El Conde di Pablo Larraín, in concorso nell’80ma edizione della Mostra Internazionale d’Arte Cinematografica di Venezia, è un esercizio di maniera fine a se stesso, tanto vale chiarirlo subito. “Ho passato anni a immaginarlo come un vampiro che è rimasto vivo nella storia attraverso incubi e fantasie.
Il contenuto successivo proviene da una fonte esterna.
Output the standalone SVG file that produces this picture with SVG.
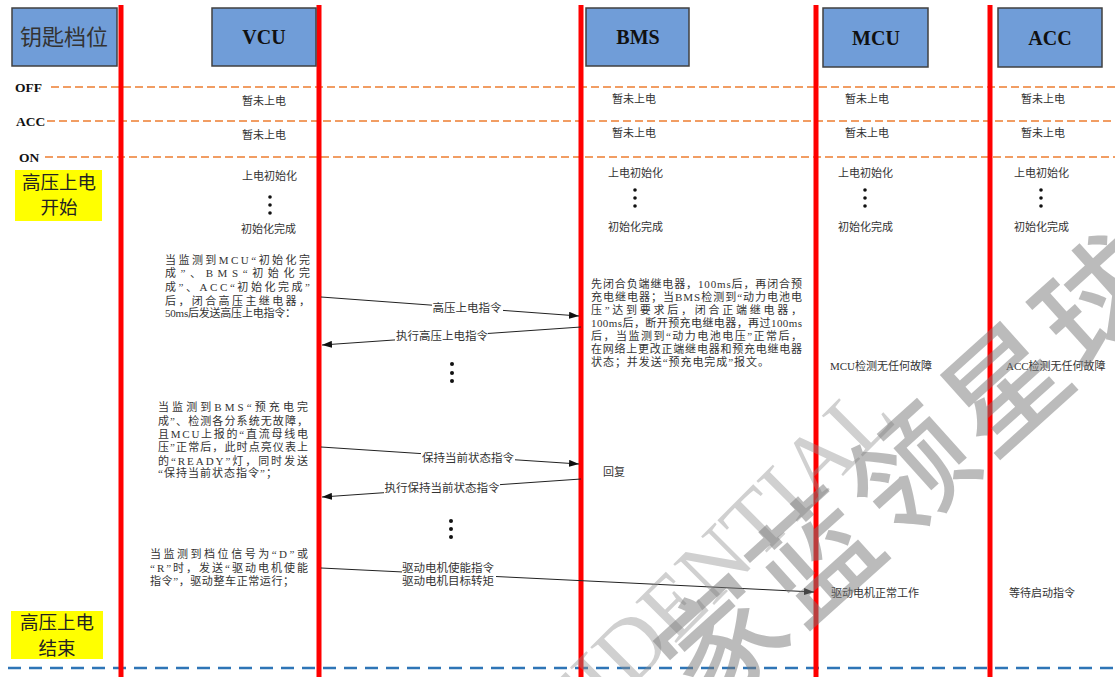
<svg xmlns="http://www.w3.org/2000/svg" width="1115" height="677" viewBox="0 0 1115 677">
<style>
.hdr{fill:#709dd8;stroke:#404040;stroke-width:1.5}
.hdrt{font-family:"Liberation Serif","Noto Sans CJK SC",serif;font-weight:bold;font-size:20px;fill:#111;text-anchor:middle}
.life{stroke:#ff0000;stroke-width:5}
.lvl{stroke:#ed7d31;stroke-width:1.6;stroke-dasharray:8 4;fill:none}
.lvlt{font-family:"Liberation Serif",serif;font-weight:bold;font-size:13.5px;fill:#111}
.yel{fill:#ffff00}
.yt{font-family:"Noto Sans CJK SC",sans-serif;font-size:18.5px;fill:#222;text-anchor:middle}
.s{font-family:"Liberation Serif","Noto Sans CJK SC",serif;font-size:11px;fill:#333}
.p{font-family:"Liberation Serif","Noto Sans CJK SC",serif;font-size:11px;fill:#333}
.lbl{font-family:"Liberation Serif","Noto Sans CJK SC",serif;font-size:11.5px;fill:#333;text-anchor:middle}
.msg{stroke:#222;stroke-width:1;fill:none;marker-end:url(#ah)}
.bg{fill:#fff}
.dot{fill:#111}
</style>
<defs>
<marker id="ah" markerWidth="10" markerHeight="7" refX="10" refY="3.5" orient="auto" markerUnits="userSpaceOnUse">
<path d="M0,0 L10,3.5 L0,7 z" fill="#111"/>
</marker>
</defs>
<rect width="1115" height="677" fill="#fff"/>

<g id="levels">
<line class="lvl" x1="51" y1="87" x2="1115" y2="87"/>
<line class="lvl" x1="47" y1="121" x2="1115" y2="121"/>
<line class="lvl" x1="45" y1="157" x2="1115" y2="157"/>
<text class="lvlt" x="15" y="92">OFF</text>
<text class="lvlt" x="16" y="126">ACC</text>
<text class="lvlt" x="19" y="162">ON</text>
<line x1="8" y1="668" x2="1115" y2="668" stroke="#2e75b6" stroke-width="2.5" stroke-dasharray="13 8"/>
</g>

<g id="lifelines">
<line class="life" x1="121" y1="5" x2="121" y2="677"/>
<line class="life" x1="319" y1="5" x2="319" y2="677"/>
<line class="life" x1="581" y1="5" x2="581" y2="677"/>
<line class="life" x1="816" y1="5" x2="816" y2="677"/>
<line class="life" x1="990" y1="5" x2="990" y2="677"/>
</g>

<g id="node-key">
<rect class="hdr" x="12" y="8" width="105" height="58"/>
<text x="64" y="45" font-family="Noto Sans CJK SC, sans-serif" font-size="22" fill="#333" text-anchor="middle">钥匙档位</text>
</g>
<g id="node-vcu">
<rect class="hdr" x="212" y="8" width="104" height="58"/>
<text class="hdrt" x="264" y="44">VCU</text>
</g>
<g id="node-bms">
<rect class="hdr" x="586" y="8" width="103" height="58"/>
<text class="hdrt" x="638" y="44">BMS</text>
</g>
<g id="node-mcu">
<rect class="hdr" x="823" y="8" width="105" height="59"/>
<text class="hdrt" x="876" y="45">MCU</text>
</g>
<g id="node-acc">
<rect class="hdr" x="998" y="8" width="104" height="59"/>
<text class="hdrt" x="1050" y="45">ACC</text>
</g>

<g id="node-hv-start">
<rect class="yel" x="15" y="170" width="87" height="51"/>
<text class="yt" x="59" y="189">高压上电</text>
<text class="yt" x="59" y="214">开始</text>
</g>
<g id="node-hv-end">
<rect class="yel" x="11" y="611" width="92" height="48"/>
<text class="yt" x="57" y="629">高压上电</text>
<text class="yt" x="57" y="655">结束</text>
</g>

<g id="state-vcu">
<text class="s" x="242" y="105">暂未上电</text>
<text class="s" x="242" y="139">暂未上电</text>
<text class="s" x="242" y="180">上电初始化</text>
<circle class="dot" cx="270" cy="197" r="1.8"/><circle class="dot" cx="270" cy="205" r="1.8"/><circle class="dot" cx="270" cy="213" r="1.8"/>
<text class="s" x="241" y="233">初始化完成</text>
</g>
<g id="state-bms">
<text class="s" x="612" y="103">暂未上电</text>
<text class="s" x="612" y="137">暂未上电</text>
<text class="s" x="608" y="177">上电初始化</text>
<circle class="dot" cx="635" cy="190" r="1.8"/><circle class="dot" cx="635" cy="198" r="1.8"/><circle class="dot" cx="635" cy="206" r="1.8"/>
<text class="s" x="608" y="231">初始化完成</text>
</g>
<g id="state-mcu">
<text class="s" x="845" y="103">暂未上电</text>
<text class="s" x="845" y="137">暂未上电</text>
<text class="s" x="838" y="177">上电初始化</text>
<circle class="dot" cx="865" cy="190" r="1.8"/><circle class="dot" cx="865" cy="198" r="1.8"/><circle class="dot" cx="865" cy="206" r="1.8"/>
<text class="s" x="838" y="231">初始化完成</text>
</g>
<g id="state-acc">
<text class="s" x="1021" y="103">暂未上电</text>
<text class="s" x="1021" y="137">暂未上电</text>
<text class="s" x="1014" y="177">上电初始化</text>
<circle class="dot" cx="1041" cy="190" r="1.8"/><circle class="dot" cx="1041" cy="198" r="1.8"/><circle class="dot" cx="1041" cy="206" r="1.8"/>
<text class="s" x="1014" y="231">初始化完成</text>
</g>

<g id="vcu-step1">
<text class="p" x="165" y="264" textLength="145" lengthAdjust="spacing">当监测到MCU“初始化完</text>
<text class="p" x="165" y="277" textLength="145" lengthAdjust="spacing">成”、BMS“初始化完</text>
<text class="p" x="165" y="291" textLength="145" lengthAdjust="spacing">成”、ACC“初始化完成”</text>
<text class="p" x="165" y="305" textLength="145" lengthAdjust="spacing">后，闭合高压主继电器，</text>
<text class="p" x="165" y="317" textLength="131" lengthAdjust="spacing">50ms后发送高压上电指令：</text>
</g>
<g id="bms-step">
<text class="p" x="591" y="288" textLength="211" lengthAdjust="spacing">先闭合负端继电器，100ms后，再闭合预</text>
<text class="p" x="591" y="301" textLength="211" lengthAdjust="spacing">充电继电器；当BMS检测到“动力电池电</text>
<text class="p" x="591" y="314" textLength="211" lengthAdjust="spacing">压”达到要求后，闭合正端继电器，</text>
<text class="p" x="591" y="327" textLength="211" lengthAdjust="spacing">100ms后，断开预充电继电器，再过100ms</text>
<text class="p" x="591" y="340" textLength="211" lengthAdjust="spacing">后，当监测到“动力电池电压”正常后，</text>
<text class="p" x="591" y="353" textLength="211" lengthAdjust="spacing">在网络上更改正端继电器和预充电继电器</text>
<text class="p" x="591" y="366" textLength="178" lengthAdjust="spacing">状态；并发送“预充电完成”报文。</text>
</g>
<g id="mcu-check"><text class="s" x="830" y="370">MCU检测无任何故障</text></g>
<g id="acc-check"><text class="s" x="1006" y="370">ACC检测无任何故障</text></g>

<g id="vcu-step2">
<text class="p" x="158" y="411" textLength="150" lengthAdjust="spacing">当监测到BMS“预充电完</text>
<text class="p" x="158" y="425" textLength="150" lengthAdjust="spacing">成”、检测各分系统无故障，</text>
<text class="p" x="158" y="438" textLength="150" lengthAdjust="spacing">且MCU上报的“直流母线电</text>
<text class="p" x="158" y="451" textLength="150" lengthAdjust="spacing">压”正常后，此时点亮仪表上</text>
<text class="p" x="158" y="465" textLength="150" lengthAdjust="spacing">的“READY”灯，同时发送</text>
<text class="p" x="158" y="477" textLength="119" lengthAdjust="spacing">“保持当前状态指令”；</text>
</g>
<g id="bms-reply"><text class="s" x="603" y="476">回复</text></g>

<g id="vcu-step3">
<text class="p" x="150" y="558" textLength="158" lengthAdjust="spacing">当监测到档位信号为“D”或</text>
<text class="p" x="150" y="572" textLength="158" lengthAdjust="spacing">“R”时，发送“驱动电机使能</text>
<text class="p" x="150" y="585" textLength="144" lengthAdjust="spacing">指令”，驱动整车正常运行；</text>
</g>
<g id="mcu-run"><text class="s" x="831" y="597">驱动电机正常工作</text></g>
<g id="acc-wait"><text class="s" x="1009" y="597">等待启动指令</text></g>

<g id="pause-dots">
<circle class="dot" cx="452" cy="364" r="2"/><circle class="dot" cx="452" cy="373" r="2"/><circle class="dot" cx="452" cy="381" r="2"/>
<circle class="dot" cx="451" cy="521" r="2"/><circle class="dot" cx="451" cy="529" r="2"/><circle class="dot" cx="451" cy="537" r="2"/>
</g>

<g id="connectors">
<line class="msg" x1="321" y1="297" x2="579" y2="316"/>
<rect class="bg" x="432" y="301" width="71" height="14"/>
<text class="lbl" x="467" y="312">高压上电指令</text>

<line class="msg" x1="581" y1="327" x2="322" y2="345"/>
<rect class="bg" x="395" y="329" width="93" height="14"/>
<text class="lbl" x="442" y="340">执行高压上电指令</text>

<line class="msg" x1="321" y1="447" x2="579" y2="464"/>
<rect class="bg" x="421" y="451" width="94" height="14"/>
<text class="lbl" x="468" y="462">保持当前状态指令</text>

<line class="msg" x1="581" y1="479" x2="322" y2="497"/>
<rect class="bg" x="384" y="481" width="116" height="14"/>
<text class="lbl" x="442" y="492">执行保持当前状态指令</text>

<line class="msg" x1="321" y1="568" x2="814" y2="592"/>
<rect class="bg" x="402" y="561" width="94" height="27"/>
<text class="lbl" x="448" y="572">驱动电机使能指令</text>
<text class="lbl" x="448" y="585">驱动电机目标转矩</text>
</g>

<g id="watermark">
<text transform="translate(442.5,876.5) rotate(-45)" x="0" y="0" font-family="Liberation Serif, serif" font-size="88" fill="#909090" opacity="0.42">CONFIDENTIAL</text>
<text transform="translate(722,642) rotate(-42)" x="-60" y="44" font-family="Noto Sans CJK SC, sans-serif" font-size="120" font-weight="500" letter-spacing="7" fill="#7a7a7a" opacity="0.5">家蓝领星球</text>
</g>
</svg>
I vampiri non muoiono, così come i crimini e le stragi di un dittatore che non ha mai affrontato la vera giustizia”, dice Larraín.
L’intento del regista e del team produttivo era quello di mostrare la brutale impunità di Pinochet, il suo viso, la sua scia; per questo motivo il taglio è quello della satira politica, della farsa, che raccontasse con acre sdegno la crisi esistenziale di un uomo che deve decidere se vale la pena continuare a vivere come un vampiro, nutrendosi di sangue umano e punendo il mondo con il suo male eterno. “Un promemoria allegorico del perché la storia si ripeta, per ricordarci quante cose pericolose possano accadere”.
El Conde è disponibile su Netflix dal 15 settembre.
El Conde, Jaime Vadell è il vampiro Augusto Pinochet
Il simbolo del fascismo mondiale Augusto Pinochet (Jaime Vadell) si è ritirato a vita privata nella villa più a Sud del continente e il suo unico desiderio è di perpetrare la sua esistenza esercitando, senza sosta, la sua malvagità. Dopo 250 anni comincia però a domandarsi se ne valga davvero la pena, soffocato da crisi familiari e afflitto all’idea che lo si ricordi come un ladro. Decide allora di rinunciare al privilegio dell’eternità, per cui smette di bere sangue umano. Nonostante le dinamiche tossiche alimentate dalla moglie adultera e dai figli, avide sanguisughe, Pinochet ritrova la voglia di vivere grazie alla relazione amorosa con una contabile francese (Paula Luchsinger).
Uno stile poco equilibrato, un risultato che annoia
El Conde è un compiacimento narcisistico. Una tendenza piuttosto avviata e rincorsa, negli ultimi anni, da registi che spolpano il mezzo cinematografico facendone un divertissement, personale molto più che collettivo (basti pensare a Bardo, falsa crónica de unas cuantas verdades di Iñárritu, in concorso per il Leone d’Oro nella 79ma edizione). Del regista cileno e del suo particolare marchio di fabbrica – la “sfida alle convenzioni tradizionali” – El Conde incarna la deriva più manieristica. Se l’intento è puro e appare più che condivisibile la volontà di Larraín di tratteggiare Pinochet come un vampiro per alludere allegoricamente alla persistenza del male nella storia, lo stesso non si può dire della mise en scène, appesantita da una mistione poco equilibrata di satira e dark comedy.
L’uso del bianco e nero non è efficace ma è artificiale: Larraín se ne serve come espediente di teatralità, un filtro per generare la giusta dose di ambiguità e contestualizzare la narrazione in una cornice di irrealtà che fallisce la sua missione. La pellicola è vecchia, stantía, morta ancor prima di vedere la luce.
El Conde è un film che annoia, non per i suoi dilatati centodieci minuti ma per la sua totale incapacità di generare un confronto attivo. Ride del male – del male nella storia, del male nella storia degli uomini. Tutto ciò dovrebbe aizzare il pubblico, farlo reagire, suscitare una qualche emozione, risentimento – più di ogni altra. Invece nulla, nessuno riflette. Ma tutti sbadigliano.